There’s also the question of timing. In a culture that increasingly values independence and self-actualization, many Black singles are prioritizing personal goals before partnership. Careers are being built. Brands are being launched. Generational cycles are being broken. Love, for some, becomes something to fit in after everything else is in place. But love doesn’t always operate on a schedule. And the expectation that both partners must be fully realized before coming together can make relationships feel less like journeys and more like final destinations. That’s not to say standards are the problem. Clarity around what you want and what you won’t accept is not only essential but a formidable act of self-love. But when standards become static benchmarks rather than evolving conversations, they can limit the very connection they’re meant to protect.

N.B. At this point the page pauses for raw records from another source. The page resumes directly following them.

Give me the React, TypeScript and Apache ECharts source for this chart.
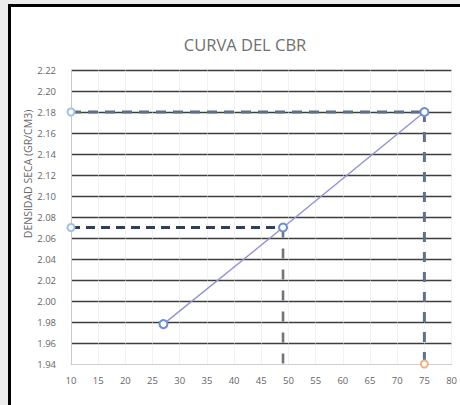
import React, { useEffect, useRef } from "react";
import * as echarts from "echarts";

const TITLE = "CURVA DEL CBR";
const Y_NAME = "DENSIDAD SECA (GR/CM3)";

// main CBR curve: [CBR %, dry density]
const curveX = [27, 49, 75];
const curveY = [1.978, 2.07, 2.18];

// reference lines
const densityMax = 2.18;
const density95 = 2.07;
const cbrAt95 = 49;
const cbrAt100 = 75;
const xStart = 10;
const yBottom = 1.94;

const X_MIN = 10;
const X_MAX = 80;
const X_STEP = 5;
const Y_MIN = 1.94;
const Y_MAX = 2.22;
const Y_STEP = 0.02;

const FONT = "Open Sans";

export default function App() {
  const ref = useRef<HTMLDivElement>(null);

  useEffect(() => {
    if (!ref.current) return;
    const chart = echarts.init(ref.current, null, { renderer: "svg" });
    const curve = curveX.map((x, i) => [x, curveY[i]]);
    const option: any = {
      animation: false,
      backgroundColor: "#ececec",
      textStyle: { fontFamily: FONT },
      graphic: [
        {
          type: "rect",
          z: -10,
          silent: true,
          shape: { x: 9.5, y: 5.5, width: 470, height: 420 },
          style: { fill: "#ffffff", stroke: "#000000", lineWidth: 3 },
        },
        {
          type: "text",
          x: 245,
          y: 44,
          style: {
            text: TITLE,
            fill: "#707070",
            font: `16.5px "${FONT}"`,
            align: "center",
            verticalAlign: "middle",
          },
        },
        {
          type: "text",
          x: 28,
          y: 174,
          rotation: Math.PI / 2,
          style: {
            text: Y_NAME,
            fill: "#6a6a6a",
            font: `10.5px "${FONT}"`,
            align: "center",
            verticalAlign: "middle",
          },
        },
      ],
      grid: { left: 71, right: 7, top: 70, bottom: 41 },
      xAxis: {
        type: "value",
        min: X_MIN,
        max: X_MAX,
        interval: X_STEP,
        axisLine: { show: true, lineStyle: { color: "#d0d0d0", width: 1 } },
        axisTick: { show: false },
        axisLabel: { color: "#666666", fontSize: 9.5, margin: 11, fontFamily: FONT },
        splitLine: {
          show: true,
          lineStyle: { color: ["#e4e4e4"], width: 0.8, opacity: 0.6 },
        },
      },
      yAxis: {
        type: "value",
        min: Y_MIN,
        max: Y_MAX,
        interval: Y_STEP,
        axisLine: { show: true, lineStyle: { color: "#c8c8c8", width: 1 } },
        axisTick: { show: false },
        axisLabel: {
          color: "#666666",
          fontSize: 9.5,
          margin: 15,
          fontFamily: FONT,
          formatter: (v: number) => v.toFixed(2),
        },
        splitLine: {
          show: true,
          showMinLine: false,
          lineStyle: { color: "#3d3d3d", width: 1.3 },
        },
      },
      series: [
        {
          type: "line",
          data: [
            [xStart, densityMax],
            [cbrAt100, densityMax],
          ],
          clip: false,
          z: 3,
          symbol: "emptyCircle",
          symbolSize: 7,
          showAllSymbol: true,
          itemStyle: { color: "#9dc3e6", borderWidth: 2 },
          lineStyle: { color: "#5b6f8c", width: 3.2, type: [10, 7] },
        },
        {
          type: "line",
          data: [
            [xStart, density95],
            [cbrAt95, density95],
          ],
          clip: false,
          z: 3,
          symbol: "emptyCircle",
          symbolSize: 7,
          itemStyle: { color: "#9dc3e6", borderWidth: 2 },
          lineStyle: { color: "#2c3f5c", width: 3.2, type: [9, 6] },
        },
        {
          type: "line",
          data: [
            [cbrAt95, density95],
            [cbrAt95, yBottom],
          ],
          clip: false,
          z: 3,
          symbol: "none",
          lineStyle: { color: "#6f757d", width: 2.6, type: [10, 11] },
        },
        {
          type: "line",
          data: [
            { value: [cbrAt100, densityMax], symbol: "none" },
            { value: [cbrAt100, yBottom], symbol: "emptyCircle" },
          ],
          clip: false,
          z: 3,
          symbolSize: 7,
          showAllSymbol: true,
          itemStyle: { color: "#f4b183", borderWidth: 2 },
          lineStyle: { color: "#5e7288", width: 3, type: [10, 10] },
        },
        {
          type: "line",
          data: curve,
          clip: false,
          z: 5,
          symbol: "emptyCircle",
          symbolSize: 8,
          itemStyle: { color: "#6e8fd2", borderWidth: 2 },
          lineStyle: { color: "#9394d6", width: 1.5 },
        },
      ],
    };
    chart.setOption(option);
    return () => chart.dispose();
  }, []);

  return (
    <div
      ref={ref}
      style={{ position: "fixed", left: 0, top: 0, width: 460, height: 405 }}
    />
  );
}
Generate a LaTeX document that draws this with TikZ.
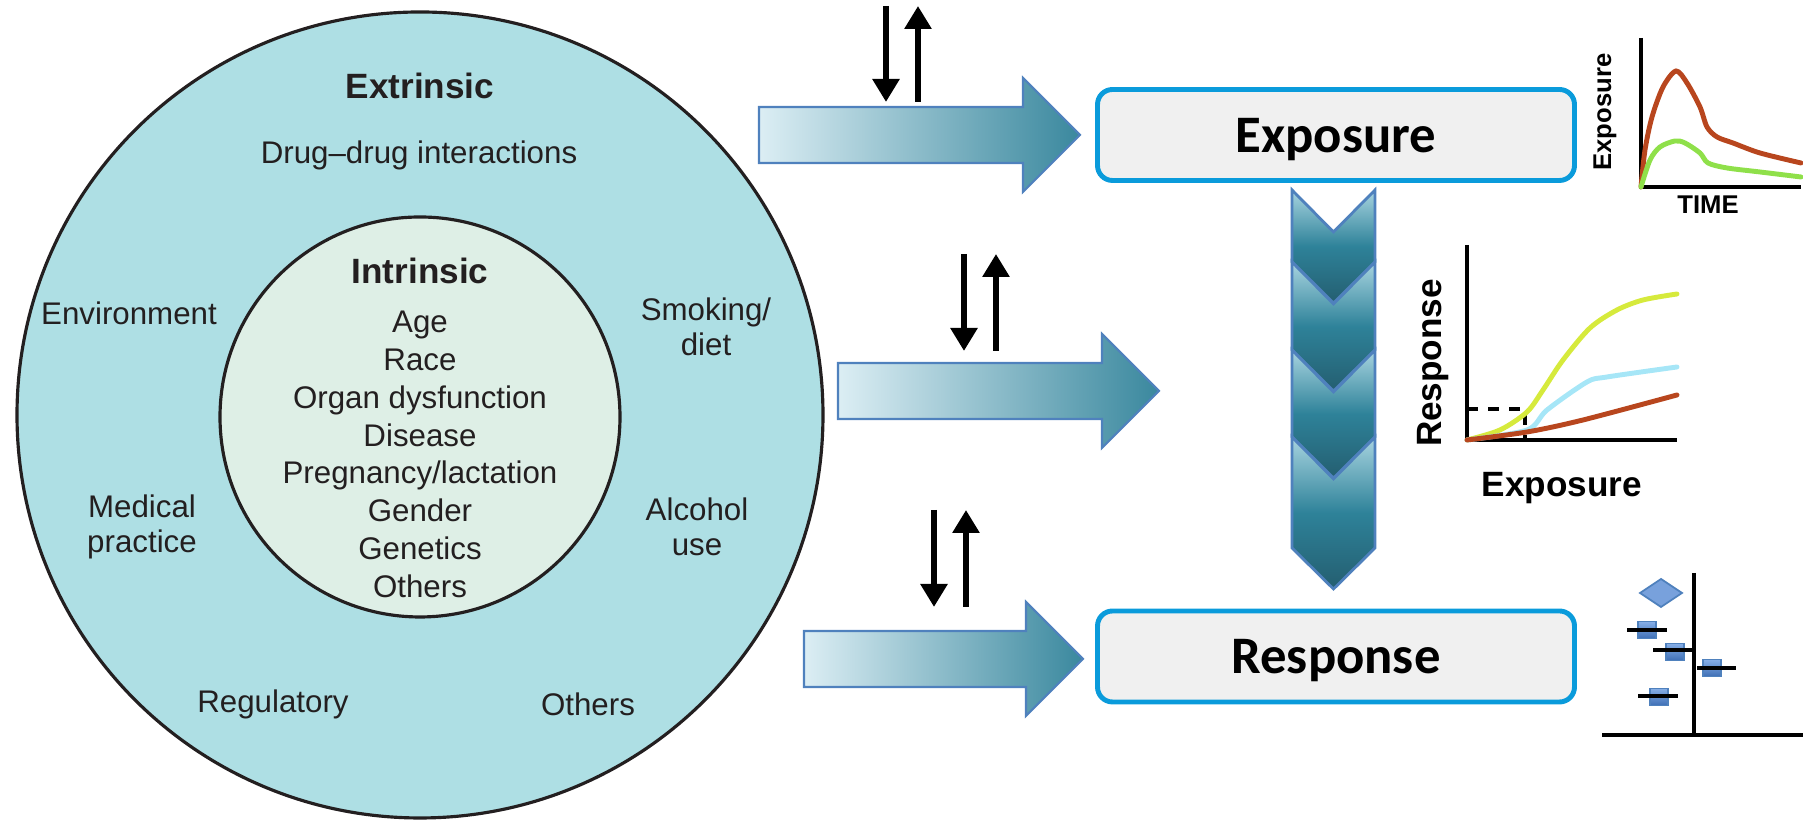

“I’m looking for more of a partnership model,” Manouska Jay said, Founder of Nous Love Club, a community-driven social club for lovers and friends. “I have a certain skillset and things that I’m really good at. You have a certain skillset and things that you’re really good at. How can we bring those two together to create something really beautiful and eclectic? I know that’s not for everyone. I want someone who complements where I am currently in life, whether it be financially, spiritually, physically, career-wise, or whatever. Or someone who, even if they aren’t at the same level as me, I can see that the decisions that they made in their life and the plans they have for the future is something I can get behind. I see you have a proven track record of being disciplined or having their finances in order. I can work with that.”
At its core, the rise of “more established” reflects a deeper desire: for stability in an unstable world. For a partnership that feels secure, not uncertain. For love that doesn’t require overextension or self-abandonment. These are valid needs. But the question remains: are we creating space for people to meet those needs together, or are we expecting them to arrive already equipped?
Because if dating becomes purely about status. The core factors being predicated on who has what, who’s achieved what, who checks which boxes, we risk losing something essential. The ability to build. To grow. To choose each other not just for where we are, but for where we’re willing to go. And maybe that’s the real challenge of modern Black dating: not deciding whether someone is “established,” but deciding whether we still believe in the process of becoming together.